[TASK BRIEF]:
Return, without pictures, the lines from the start of the data through the one that contains "from matplotlib.lines import Line2D".

[STORED DATA]:
————

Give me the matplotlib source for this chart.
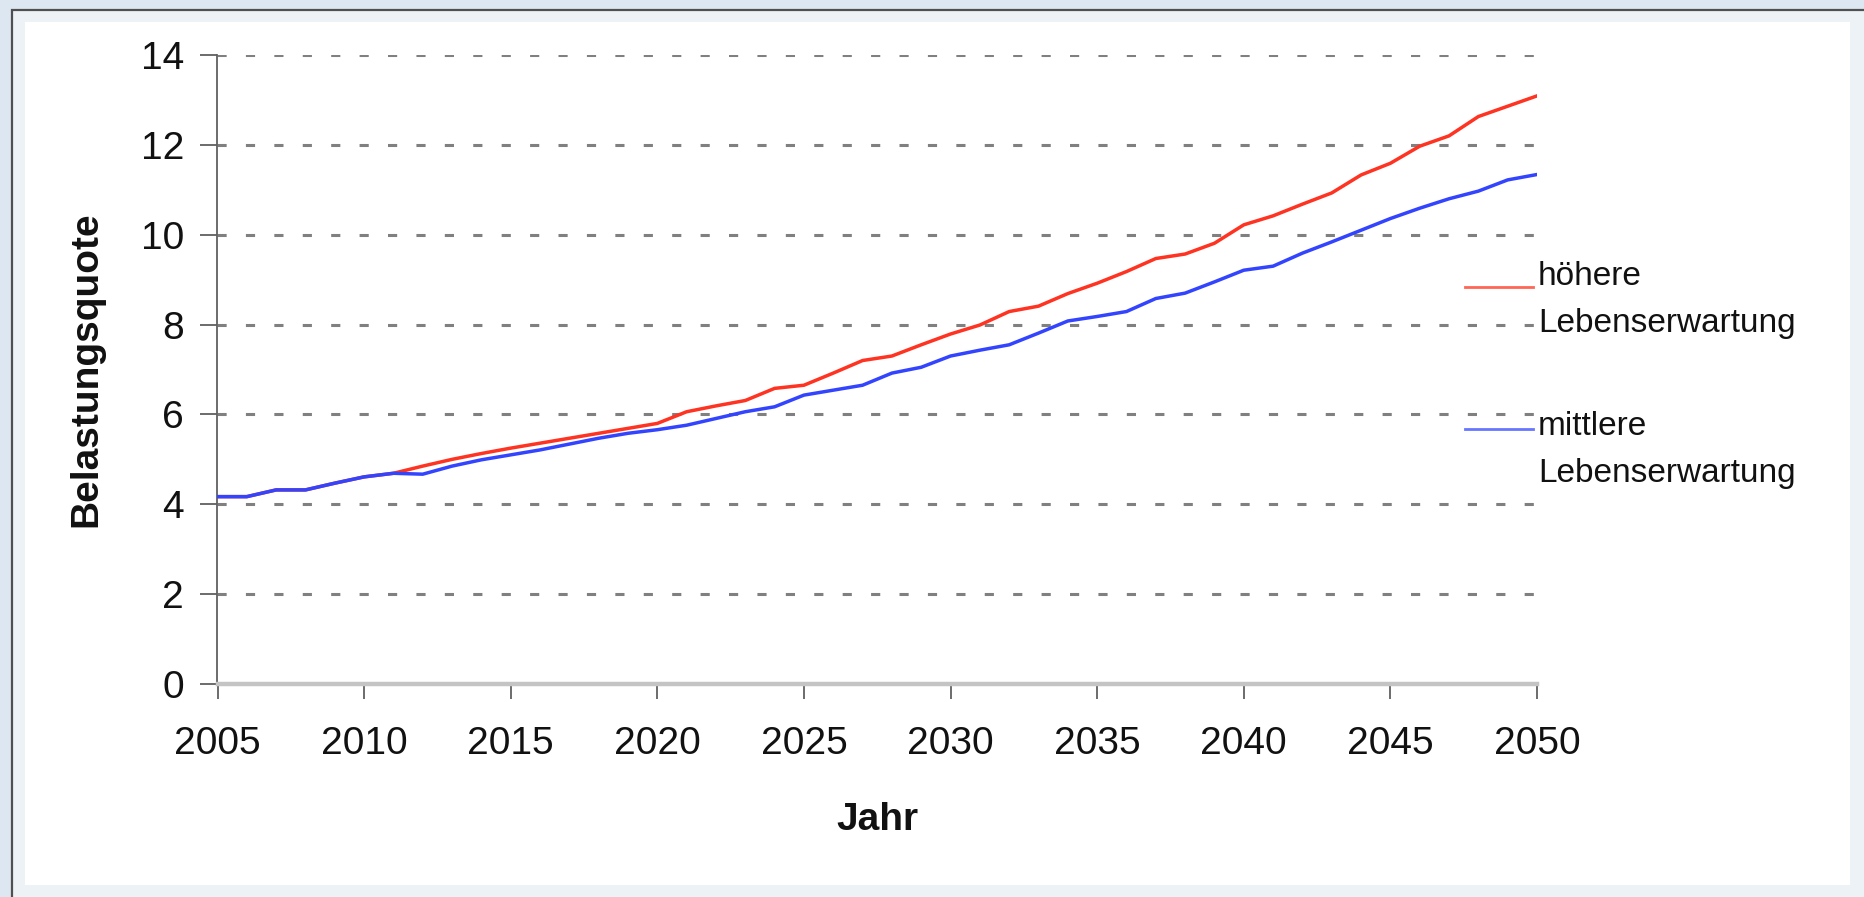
import numpy as np
import matplotlib
matplotlib.use('Agg')
import matplotlib.pyplot as plt
from matplotlib.patches import Rectangle
from matplotlib.lines import Line2D

# Data (Belastungsquote per Jahr)
years = list(range(2005, 2051))
hoehere = [4.17, 4.17, 4.32, 4.32, 4.47, 4.61, 4.69, 4.85, 5.00, 5.13,
           5.25, 5.36, 5.47, 5.58, 5.69, 5.80, 6.06, 6.19, 6.31, 6.58,
           6.65, 6.92, 7.20, 7.30, 7.55, 7.79, 7.99, 8.29, 8.41, 8.69,
           8.92, 9.18, 9.47, 9.57, 9.81, 10.22, 10.42, 10.68, 10.93, 11.33,
           11.59, 11.97, 12.20, 12.63, 12.86, 13.09]
mittlere = [4.17, 4.17, 4.32, 4.32, 4.47, 4.61, 4.69, 4.67, 4.85, 4.99,
            5.10, 5.21, 5.34, 5.47, 5.58, 5.66, 5.76, 5.91, 6.06, 6.17,
            6.43, 6.54, 6.65, 6.92, 7.05, 7.30, 7.43, 7.55, 7.81, 8.08,
            8.18, 8.29, 8.58, 8.70, 8.95, 9.21, 9.30, 9.59, 9.84, 10.10,
            10.36, 10.59, 10.80, 10.97, 11.22, 11.34]
labels = ['höhere\nLebenserwartung', 'mittlere\nLebenserwartung']
xticks = list(range(2005, 2051, 5))
yticks = list(range(0, 15, 2))

W, H = 1865, 897
plt.rcParams['font.family'] = ['Liberation Sans', 'DejaVu Sans']

fig = plt.figure(figsize=(W / 100, H / 100), dpi=100)
fig.patch.set_facecolor('#dde7f1')


def fx(x):
    return x / W


def fy(y):
    return 1 - y / H


# frame: dark line, pale blue band, white panel (behind the axes)
fig.add_artist(Rectangle((fx(12), fy(H + 20)), fx(W + 20 - 12), fy(10) - fy(H + 20),
                         transform=fig.transFigure, facecolor='#edf2f7',
                         edgecolor='#505050', linewidth=1.6, zorder=-2))
fig.add_artist(Rectangle((fx(25), fy(885)), fx(1850 - 25), fy(22) - fy(885),
                         transform=fig.transFigure, facecolor='white',
                         edgecolor='none', zorder=-1))

ax = fig.add_axes([fx(217.5), fy(684), fx(1537 - 217.5), fy(55) - fy(684)])
ax.set_facecolor('none')

ax.plot(years, hoehere, color='#ff3322', linewidth=2.5, zorder=3)
ax.plot(years, mittlere, color='#3344ff', linewidth=2.5, zorder=4)

ax.set_xlim(2005, 2050)
ax.set_ylim(0, 14)
ax.set_xticks(xticks)
ax.set_yticks(yticks)

# dashed horizontal grid
for v in yticks[1:]:
    ax.axhline(v, color='#808080', linewidth=2.2, linestyle=(0, (3.0, 6.3)),
               zorder=1)

for s in ['top', 'right']:
    ax.spines[s].set_visible(False)
ax.spines['left'].set_color('#606060')
ax.spines['left'].set_linewidth(1.3)
ax.spines['bottom'].set_color('#c4c4c4')
ax.spines['bottom'].set_linewidth(3.2)

ax.tick_params(axis='y', direction='out', length=12, width=1.3, color='#606060',
               pad=12, labelsize=28, labelcolor='#111111')
ax.tick_params(axis='x', direction='out', length=11, width=1.3, color='#606060',
               pad=19, labelsize=28, labelcolor='#111111')

ax.set_xlabel('Jahr', fontsize=28, fontweight='bold', labelpad=29, color='#111111')
ax.set_ylabel('Belastungsquote', fontsize=28, fontweight='bold', labelpad=26,
              color='#111111')

# legend drawn to the right of the plot
legend_rows = [(287, 285, '#ff6655'), (429, 435, '#6677ff')]
for (ly, base, col), lab in zip(legend_rows, labels):
    fig.add_artist(Line2D([fx(1465), fx(1533)], [fy(ly), fy(ly)],
                          transform=fig.transFigure, color=col, linewidth=2.0))
    first, second = lab.split('\n')
    fig.text(fx(1538), fy(base), first, fontsize=24, va='baseline', ha='left',
             color='#111111')
    fig.text(fx(1538), fy(base + 47), second, fontsize=24, va='baseline',
             ha='left', color='#111111')

fig.savefig('out.png', dpi=100, facecolor=fig.get_facecolor())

————

[ANSWER TO THIS TASK]:
Give me the matplotlib source for this chart.
import numpy as np
import matplotlib
matplotlib.use('Agg')
import matplotlib.pyplot as plt
from matplotlib.patches import Rectangle
from matplotlib.lines import Line2D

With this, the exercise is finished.